No cuando nos faltan 200 mil mexicanos, devorados por la pandemia. Muertos directa o indirectamente por el virus. Muertos porque obedecieron las instrucciones y se quedaron en casa, mientras se les inflamaban los órganos hasta la atrofia. Muertos porque llegaron a un hospital y les dijeron que su caso no era grave, que no ameritaba más que paracetamol, y que, al cabo de dos días, regresaron al borde de la asfixia, con la oxigenación en el piso, sin siquiera el consuelo de morir acompañados.

Muertos porque el gobierno decidió ahorrar en pruebas y optó por la ceguera, por no identificar tantos casos como se pudiera, por no aislar a los enfermos y rastrear a sus contactos, por no romper las cadenas de contagio.

Muertas porque, aún sin Covid, peregrinaron de más para dar con un hospital que las atendiera. Muertas de peritonitis o de un infarto. Muertas en la ambulancia o a las puertas de una sala de urgencias, mientras se consumían sus últimos minutos a la espera de una prueba rápida. Muertas porque su clínica fue reconvertida, les cancelaron una mastografía y el tumor que era fácilmente operable en marzo hizo metástasis en los meses de espera. Muertas porque debieron posponer una quimioterapia o una cirugía salvadora. Muertas en el altar de las camas vacías.

Muertos porque no pudieron quedarse en casa. Muertos porque, puestos en el dilema de la inanición o el contagio, optaron por lo segundo. Muertos porque un gobierno, paralizado intelectual y moralmente por el fantasma de crisis pasadas, decidió dejarlos a su suerte. Muertos porque no podían parar, porque sobrevivían en la economía informal, porque nadie tuvo la audacia y la imaginación para ayudarlos.

Muertas porque estaban en la primera línea de la batalla. Muertas porque eran doctoras y enfermeras y camillistas y personal de intendencia.
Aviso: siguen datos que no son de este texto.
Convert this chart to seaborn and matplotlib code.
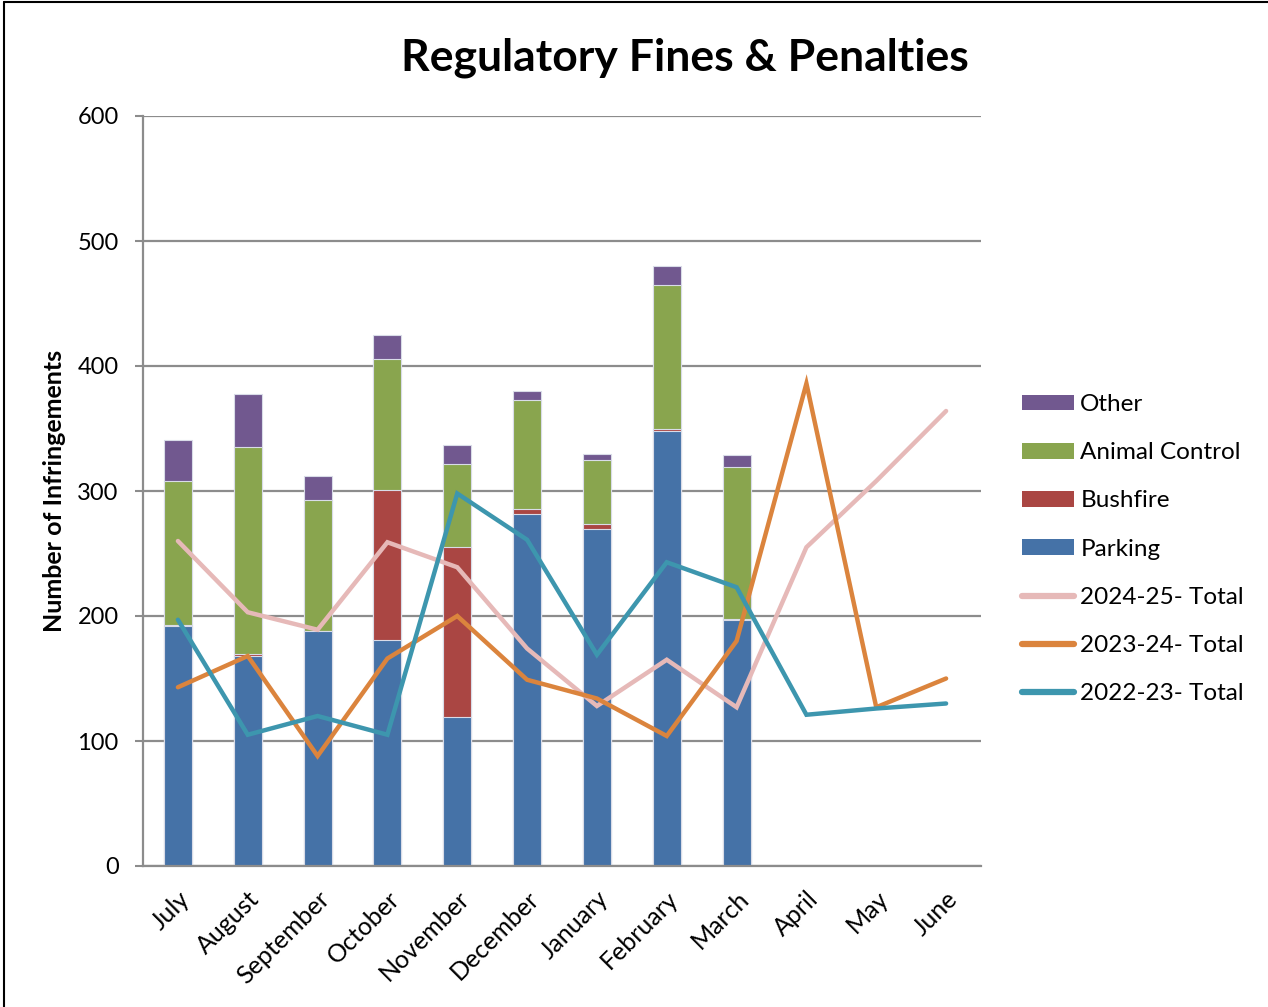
import numpy as np
import pandas as pd
import matplotlib
matplotlib.use("Agg")
import matplotlib.pyplot as plt
from matplotlib.patches import Patch
from matplotlib.lines import Line2D
import seaborn as sns

# ---- data ----
months = ["July", "August", "September", "October", "November", "December",
          "January", "February", "March", "April", "May", "June"]
bar_months = months[:9]

parking = [192, 168, 188, 181, 119, 282, 270, 348, 197]
bushfire = [1, 2, 0, 120, 136, 4, 4, 2, 1]
animal_control = [115, 165, 105, 105, 67, 87, 51, 115, 121]
other = [33, 43, 19, 19, 15, 7, 5, 15, 10]

total_2024_25 = [260, 203, 189, 259, 239, 174, 128, 165, 127, 255, 308, 364]
total_2023_24 = [143, 168, 88, 166, 200, 149, 134, 104, 180, 386, 127, 150]
total_2022_23 = [197, 105, 120, 105, 298, 261, 169, 243, 223, 121, 126, 130]

yticks = [0, 100, 200, 300, 400, 500, 600]

# ---- styling ----
sns.set_style("white")
plt.rcParams["font.family"] = ["Lato", "DejaVu Sans"]
plt.rcParams["text.color"] = "black"
plt.rcParams["axes.labelcolor"] = "black"
plt.rcParams["xtick.labelcolor"] = "black"
plt.rcParams["ytick.labelcolor"] = "black"

C_PARKING = "#4572A7"
C_BUSHFIRE = "#AA4643"
C_ANIMAL = "#89A54E"
C_OTHER = "#71588F"
C_2425 = "#E6B9B8"
C_2324 = "#DB843D"
C_2223 = "#3D96AE"
GRID = "#8C8C8C"

fig = plt.figure(figsize=(12.68, 10.07), dpi=100)
ax = fig.add_axes([143 / 1268, 1 - 866 / 1007, (981 - 143) / 1268, (866 - 116) / 1007])

df = pd.DataFrame({
    "month": bar_months,
    "parking": parking,
    "bushfire": bushfire,
    "animal": animal_control,
    "other": other,
})
df["lvl_bush"] = df["parking"] + df["bushfire"]
df["lvl_animal"] = df["lvl_bush"] + df["animal"]
df["lvl_other"] = df["lvl_animal"] + df["other"]

# stacked columns: draw cumulative heights from the top layer down
for col, colr in [("lvl_other", C_OTHER), ("lvl_animal", C_ANIMAL),
                  ("lvl_bush", C_BUSHFIRE), ("parking", C_PARKING)]:
    sns.barplot(data=df, x="month", y=col, order=months, color=colr,
                saturation=1, width=0.4, errorbar=None,
                edgecolor="#D9DCE8", linewidth=0.8, ax=ax, zorder=2)

xpos = np.arange(len(months))
for vals, colr in [(total_2024_25, C_2425), (total_2023_24, C_2324), (total_2022_23, C_2223)]:
    sns.lineplot(x=xpos, y=vals, color=colr, linewidth=3.2, ax=ax,
                 sort=False, zorder=3, solid_capstyle="round",
                 solid_joinstyle="miter")

ax.set_xlim(-0.5, len(months) - 0.5)
ax.set_ylim(0, 600)
ax.set_yticks(yticks)
ax.set_yticklabels([str(v) for v in yticks], fontsize=17)
ax.yaxis.grid(True, color=GRID, linewidth=1.6, zorder=0)
ax.set_axisbelow(True)

ax.set_xticks(xpos)
ax.set_xticklabels(months, rotation=45, ha="right", va="top",
                   rotation_mode="anchor", fontsize=18)
ax.set_xticks(np.arange(-0.5, len(months)), minor=True)
ax.tick_params(axis="x", which="major", length=0, pad=15)
ax.tick_params(axis="x", which="minor", length=5.5, width=1.5, color=GRID, direction="out")
ax.tick_params(axis="y", which="major", length=5.5, width=1.5, color=GRID,
               direction="out", pad=12, left=True)
ax.set_xlabel("")
ax.set_ylabel("")

for s in ["top", "right"]:
    ax.spines[s].set_visible(False)
for s in ["left", "bottom"]:
    ax.spines[s].set_color(GRID)
    ax.spines[s].set_linewidth(1.6)

fig.text(685 / 1268, 1 - 58 / 1007, "Regulatory Fines & Penalties",
         ha="center", va="center", fontsize=32, fontweight="bold")
fig.text(55 / 1268, 1 - 491 / 1007, "Number of Infringements",
         ha="center", va="center", rotation=90, fontsize=18, fontweight="bold")

handles = [
    Patch(facecolor=C_OTHER, edgecolor="none", label="Other"),
    Patch(facecolor=C_ANIMAL, edgecolor="none", label="Animal Control"),
    Patch(facecolor=C_BUSHFIRE, edgecolor="none", label="Bushfire"),
    Patch(facecolor=C_PARKING, edgecolor="none", label="Parking"),
    Line2D([], [], color=C_2425, linewidth=4.5, solid_capstyle="round", label="2024-25- Total"),
    Line2D([], [], color=C_2324, linewidth=4.5, solid_capstyle="round", label="2023-24- Total"),
    Line2D([], [], color=C_2223, linewidth=4.5, solid_capstyle="round", label="2022-23- Total"),
]
fig.legend(handles=handles, loc="upper left",
           bbox_to_anchor=(1022 / 1268, 1 - 394 / 1007),
           frameon=False, fontsize=17.5, handlelength=2.15, handleheight=0.62,
           handletextpad=0.25, labelspacing=1.12, borderpad=0, borderaxespad=0)

# outer frame
fig.add_artist(Line2D([4 / 1268, 4 / 1268], [0, 1 - 1.5 / 1007],
                      transform=fig.transFigure, color="black", linewidth=1.5))
fig.add_artist(Line2D([4 / 1268, 1], [1 - 1.5 / 1007, 1 - 1.5 / 1007],
                      transform=fig.transFigure, color="black", linewidth=1.5))

fig.savefig("out.png", dpi=100)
Muertas porque han tenido que pasar meses enteros, sin relevo ni descanso, en clínicas Covid. Muertas porque no recibieron a tiempo y en cantidad suficiente su equipo personal de protección. Muertas porque se dejó correr sin control demasiados brotes en demasiados hospitales.

Muertos que eran albañiles y repartidores y cargadores y taxistas. Muertos que trabajaban en los mercados y las centrales de abasto. Muertos que acabaron llenando los panteones improvisados en Iztapalapa o Chalco. Muertos que eran de Tijuana o Culiacán, Cancún o León. Muertos en las ciudades. Muertos en el campo.
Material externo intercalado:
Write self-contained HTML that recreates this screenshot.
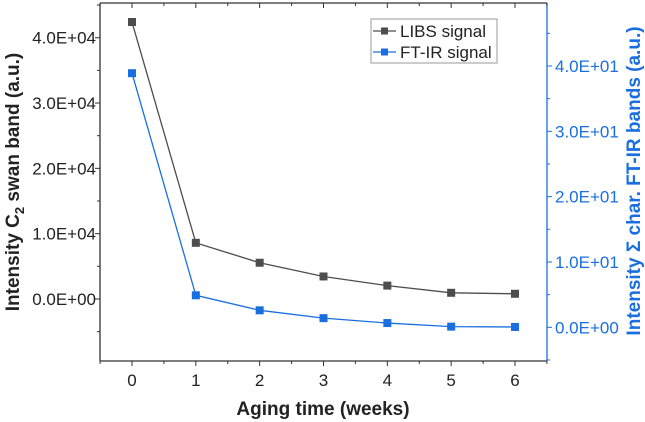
<!DOCTYPE html>
<html><head><meta charset="utf-8"><style>
body{margin:0;background:#fff}
svg{display:block;font-family:"Liberation Sans",Arial,sans-serif}
</style></head><body>
<svg id="chart" width="645" height="422" viewBox="0 0 645 422">
<g id="g"></g>
<g>
<rect x="371" y="19" width="126" height="44" fill="#fff" stroke="#999" stroke-width="1"/>
<line x1="373" y1="31" x2="396" y2="31" stroke="#4d4d4d" stroke-width="1.3"/>
<rect x="381" y="27.5" width="7" height="7" fill="#4d4d4d"/>
<text x="400" y="37" font-size="17" fill="#222">LIBS signal</text>
<line x1="373" y1="52" x2="396" y2="52" stroke="#1a6fe0" stroke-width="1.3"/>
<rect x="381" y="48.5" width="7" height="7" fill="#1a6fe0"/>
<text x="400" y="58" font-size="17" fill="#222">FT-IR signal</text>
</g>
<text x="323" y="415" text-anchor="middle" font-size="19" font-weight="bold" fill="#222">Aging time (weeks)</text>
<text transform="translate(19,182) rotate(-90)" text-anchor="middle" font-size="19" font-weight="bold" fill="#222">Intensity C<tspan font-size="13" dy="5">2</tspan><tspan dy="-5"> swan band (a.u.)</tspan></text>
<text transform="translate(640,181) rotate(-90)" text-anchor="middle" font-size="19" font-weight="bold" fill="#1a6fe0">Intensity Σ char. FT-IR bands (a.u.)</text>
</svg>
<script>
const categories=[0,1,2,3,4,5,6];
const libsValues=[42400,8600,5550,3450,2050,950,800];
const ftirValues=[38.9,4.9,2.6,1.4,0.65,0.1,0.05];
const leftTicks=["0.0E+00","1.0E+04","2.0E+04","3.0E+04","4.0E+04"];
const leftTickVals=[0,10000,20000,30000,40000];
const rightTicks=["0.0E+00","1.0E+01","2.0E+01","3.0E+01","4.0E+01"];
const rightTickVals=[0,10,20,30,40];

const L=100,R=547,T=3,B=361;
const xS=v=>132+(v-0)*(515-132)/6;
const yL=v=>299-v*(299-37.7)/40000;
const yR=v=>327.3-v*(327.3-66)/40;
const NS="http://www.w3.org/2000/svg";
const g=document.getElementById('g');
function el(t,a,p){const e=document.createElementNS(NS,t);for(const k in a)e.setAttribute(k,a[k]);(p||g).appendChild(e);return e;}
const gray="#4d4d4d",blue="#1a6fe0";

let e=el('line',{x1:L,y1:T,x2:R,y2:T,stroke:"#333","stroke-width":1.3});


e=el('line',{x1:L,y1:B,x2:R,y2:B,stroke:"#333","stroke-width":1.3});


e=el('line',{x1:L,y1:T,x2:L,y2:B,stroke:"#333","stroke-width":1.3});


e=el('line',{x1:R,y1:T,x2:R,y2:B,stroke:blue,"stroke-width":1.3});



for(let v=-0.5;v<=6.5;v+=0.5){
  const x=xS(v);const major=Number.isInteger(v);const len=major?5:3;
  el('line',{x1:x,y1:B,x2:x,y2:B+len,stroke:"#333","stroke-width":1});
  el('line',{x1:x,y1:T,x2:x,y2:T+len,stroke:"#333","stroke-width":1});
}
categories.forEach(c=>{
  const t=el('text',{x:xS(c),y:386,"text-anchor":"middle","font-size":17,fill:"#222"});t.textContent=c;
  
  
});
for(let v=-5000;v<=45000;v+=5000){
  const y=yL(v);if(y<T||y>B)continue;const len=v%10000===0?5:3;
  el('line',{x1:L,y1:y,x2:L-len,y2:y,stroke:"#333","stroke-width":1});
}
leftTickVals.forEach((v,i)=>{
  const t=el('text',{x:96,y:yL(v)+6,"text-anchor":"end","font-size":17,fill:"#222"});t.textContent=leftTicks[i];
  
  
});
for(let v=-5;v<=50;v+=5){
  const y=yR(v);if(y<T||y>B)continue;const len=v%10===0?5:3;
  el('line',{x1:R,y1:y,x2:R+len,y2:y,stroke:blue,"stroke-width":1});
}
rightTickVals.forEach((v,i)=>{
  const t=el('text',{x:555,y:yR(v)+6,"text-anchor":"start","font-size":17,fill:blue});t.textContent=rightTicks[i];
  
  
});

function series(vals,ys,color,name){
  const pts=vals.map((v,i)=>xS(categories[i])+","+ys(v)).join(" ");
  const pl=el('polyline',{points:pts,fill:"none",stroke:color,"stroke-width":1.3});
  
  
  vals.forEach((v,i)=>{
    const r=el('rect',{x:xS(categories[i])-4,y:ys(v)-4,width:8,height:8,fill:color});
    
    
  });
}
series(libsValues,yL,gray,'libs');
series(ftirValues,yR,blue,'ftir');
</script>
</body></html>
Muertas que compartieron destino con tres o cinco o siete integrantes de su familia. Muertas que ya eran octogenarias y muertas que no llegaban a los treinta. Muertas que eran niñas. Muertas que no sobrevivieron a un embarazo. Muertas que tenían diabetes o hipertensión y muertas que no tenían otra cosa más que vida.

Muertos que eran padres, hijos, esposos y amigos. Muertas que dejaron hijas solas y madres destrozadas. Muertos que se quedaron a media existencia. Muertas que dejaron al futuro como incógnita irresoluble.

Muertos y muertas que no son sino prólogo de las muchas decenas de miles de muertes que aún le quedan a la pandemia.

Entonces me perdonarán, pero no estoy de humor para celebrar. No cuando nos faltan tantos.